With the restoration of Notre Dame in people’s thoughts around the world, the mission of The French Heritage Society, to preserve France’s defining architecture, has never been more in focus. The Society bestowed its third annual Book Award upon Caroline Weber, author of Proust’s Duchess: How Three Celebrated Women Captured the Imagination of Fin-de-Siècle Paris, at a private Upper East Side club earlier this month. In presenting the award, Jennifer Herlein, executive director of French Heritage, spoke on behalf of Christian Draz, French Heritage Society Book Award Co-Chair and Board Member: “Whatever offense her three society divas may have taken at being used as creative fodder for Proust’s satirical fiction, they would surely be highly flattered by the extraordinary lengths to which Caroline went to document the truth of their real and often difficult lives.”
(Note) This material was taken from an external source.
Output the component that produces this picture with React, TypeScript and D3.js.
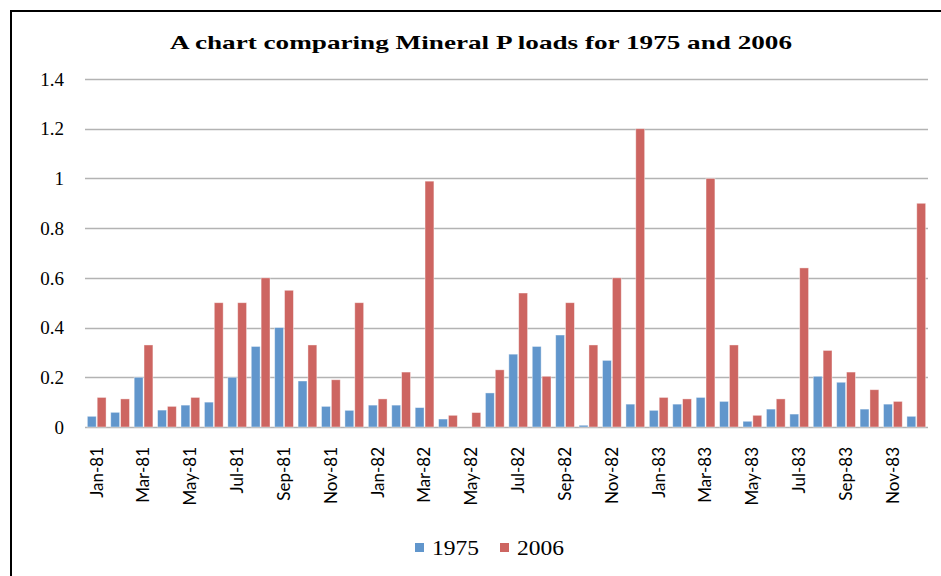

In a staged conversation with Cheryl Hurley, former president of the Library of America, Weber illuminated Proust’s milieu with insights culled from her extensive research.
Guests at the diner that followed included Barbara de Portago, Bénédicte de Montlaur (Cultural Counselor of the French Embassy in the United States), Anne-Claire Legendre (Consul General of France in New York), Geoffrey Bradfield, Cece and Lee Black, Odile de Schietere-Lonchampt, Patricia Forelle, Sana Sabbagh, Steven M.L. Aronson, Veronique Bich, Victoria Wyman, and Yann Coatanlem.
The evening was made possible by Co-Chairs Elizabeth Stribling and Christian Draz; the Book Award Steering Committee, Yann Coatanlem, Janet Desforges, Patricia Forelle, and Clydette de Groot; and the New York Chapter Co-Chairmen, Guy Robinson and Odile de Schiétère-Longchampt. A jury comprised of Anne Poulet, Bruno Racine, and Elaine Sciolino chose Proust’s Duchess unanimously from a shortlist of four non-fiction titles that illuminate elements of French cultural or historical patrimony in interesting ways.